Executives Get Performance Review -- at Home

ByABC News via logo
January 16, 2007, 2:32 PM

Jan. 16, 2007 — -- You've probably had a performance review on the job. But did you ever imagine what it would be like to get rated on the job you're doing at home? What if your spouse and kids were giving the feedback?

Hundreds of executives are now finding out how they're performing on the home front by undergoing a Family 360. It's an extension of a familiar concept: the Management 360, in which executives get feedback from the boss, their peers and subordinates.

The idea is the brainchild of two human resources executives, Ben Porter and Perry Christensen, who offer Management and Family 360s through their firm, Leaderworks.

"We find that most people define success all around work and that most of their accomplishments are around things that they have achieved on the work front," says Porter. "One of the things that we try to do is get executives to redefine success to include meaningful family relationships as well."

Lee Bird recently got the results of his Family 360. The 42-year-old president of Nike spends 40 percent of his time on the road away from his family, and he worries about shortchanging them. He readily concedes that it was an emotional process.

"I was pretty nervous about how the results would come back," says Bird. "You get the people who matter so much to you telling you things that are a little hard to hear but are true."

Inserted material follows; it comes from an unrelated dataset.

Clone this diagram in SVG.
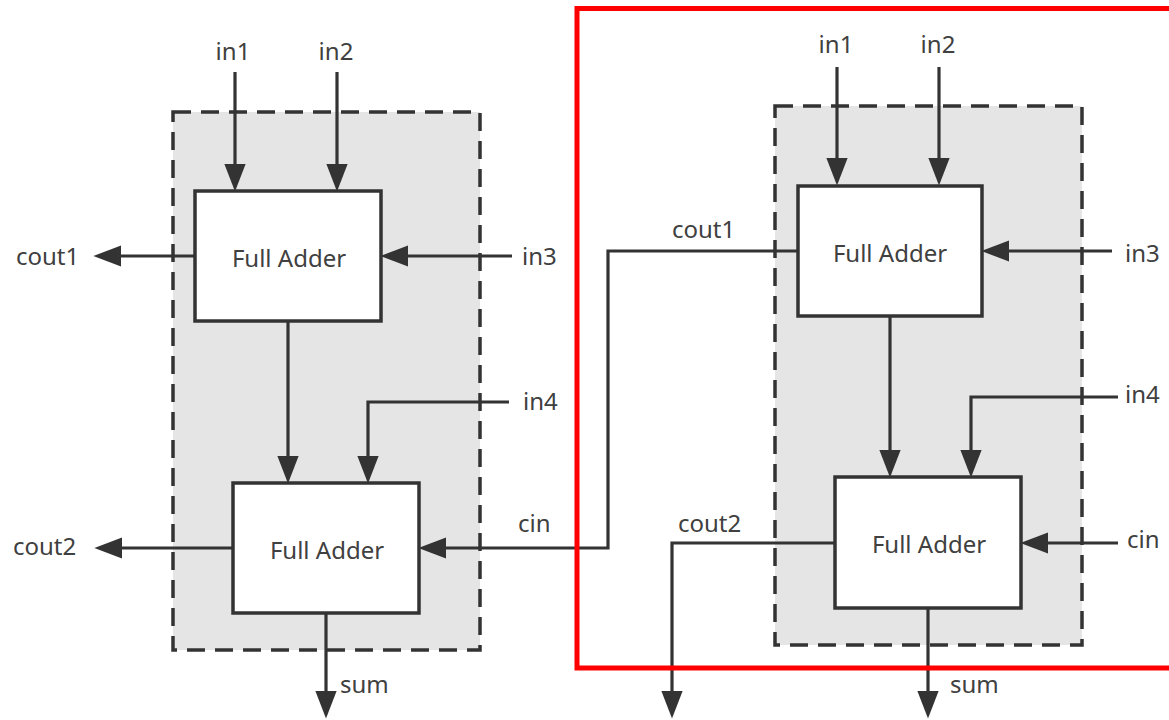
<svg xmlns="http://www.w3.org/2000/svg" width="1169" height="720" viewBox="0 0 1169 720">
<style>
  .bg { fill: #ffffff; }
  .grp { fill: #e5e5e5; stroke: #333333; stroke-width: 3.5; stroke-dasharray: 18 10; }
  .box { fill: #ffffff; stroke: #333333; stroke-width: 3.5; }
  .wire { fill: none; stroke: #333333; stroke-width: 3.2; }
  .arr { marker-end: url(#ah); }
  .lbl { font-family: "Noto Sans", "Open Sans", "Liberation Sans", sans-serif; font-size: 24px; fill: #404040; }
  .mid { text-anchor: middle; }
  .hl { fill: none; stroke: #ff0000; stroke-width: 5; }
</style>
<defs>
  <marker id="ah" markerUnits="userSpaceOnUse" markerWidth="28" markerHeight="22" viewBox="0 0 26 20" refX="18" refY="10" orient="auto">
    <path d="M0,0 L26,10 L0,20 Z" fill="#333333"/>
  </marker>
</defs>
<rect class="bg" x="0" y="0" width="1169" height="720"/>

<g id="group-left">
  <rect class="grp" x="173" y="112" width="307" height="538"/>
</g>
<g id="group-right">
  <rect class="grp" x="775" y="106" width="307" height="539"/>
</g>

<g id="connectors">
  <!-- left unit -->
  <path class="wire arr" d="M235,72 V183"/>
  <path class="wire arr" d="M337,72 V183"/>
  <path class="wire arr" d="M195,256 H102"/>
  <path class="wire arr" d="M512,256 H389"/>
  <path class="wire arr" d="M288,322 V475"/>
  <path class="wire arr" d="M509,402 H368 V475"/>
  <path class="wire arr" d="M233,548 H103"/>
  <path class="wire arr" d="M326,613 V710"/>
  <!-- carry from right unit to left cin -->
  <path class="wire arr" d="M798,251 H608 V548 H427"/>
  <!-- right unit -->
  <path class="wire arr" d="M837,67 V177"/>
  <path class="wire arr" d="M939,67 V177"/>
  <path class="wire arr" d="M1112,251 H990"/>
  <path class="wire arr" d="M890,316 V469"/>
  <path class="wire arr" d="M1118,397 H971 V469"/>
  <path class="wire arr" d="M1118,543 H1029"/>
  <path class="wire arr" d="M835,543 H672 V710"/>
  <path class="wire arr" d="M928,608 V710"/>
</g>

<g id="fa-left-top">
  <rect class="box" x="195" y="191" width="186" height="130"/>
  <text class="lbl mid" x="289" y="267">Full Adder</text>
</g>
<g id="fa-left-bottom">
  <rect class="box" x="233" y="483" width="186" height="130"/>
  <text class="lbl mid" x="327" y="559">Full Adder</text>
</g>
<g id="fa-right-top">
  <rect class="box" x="798" y="186" width="184" height="130"/>
  <text class="lbl mid" x="890" y="262">Full Adder</text>
</g>
<g id="fa-right-bottom">
  <rect class="box" x="835" y="477" width="186" height="131"/>
  <text class="lbl mid" x="929" y="553">Full Adder</text>
</g>

<g id="labels">
  <text class="lbl mid" x="233" y="60">in1</text>
  <text class="lbl mid" x="336" y="60">in2</text>
  <text class="lbl" x="16" y="265">cout1</text>
  <text class="lbl" x="522" y="265">in3</text>
  <text class="lbl" x="523" y="410">in4</text>
  <text class="lbl" x="518" y="532">cin</text>
  <text class="lbl" x="13" y="555">cout2</text>
  <text class="lbl" x="340" y="693">sum</text>

  <text class="lbl mid" x="836" y="53">in1</text>
  <text class="lbl mid" x="938" y="53">in2</text>
  <text class="lbl" x="672" y="238">cout1</text>
  <text class="lbl" x="1125" y="262">in3</text>
  <text class="lbl" x="1125" y="403">in4</text>
  <text class="lbl" x="1127" y="548">cin</text>
  <text class="lbl" x="678" y="532">cout2</text>
  <text class="lbl" x="950" y="693">sum</text>
</g>

<g id="highlight">
  <rect class="hl" x="577" y="8.5" width="600" height="659.5"/>
</g>
</svg>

Porter conducted Bird's feedback session and has done Family 360s for executives at IBM, Honeywell, GM, DuPont and other companies. He says one thing he hears a lot from spouses and children is "quit treating us like subordinates: we're not your employee."

"A lot of this is manifested when the individual comes home from work," Porter says. "They're used to having people jump through hoops for them so they start barking out orders."

Porter says it can be a heart-wrenching experience for many executives.

"They've focused so much on their career and their work but at the expense of their family," Porter says. "For some of them it is a big eye opener."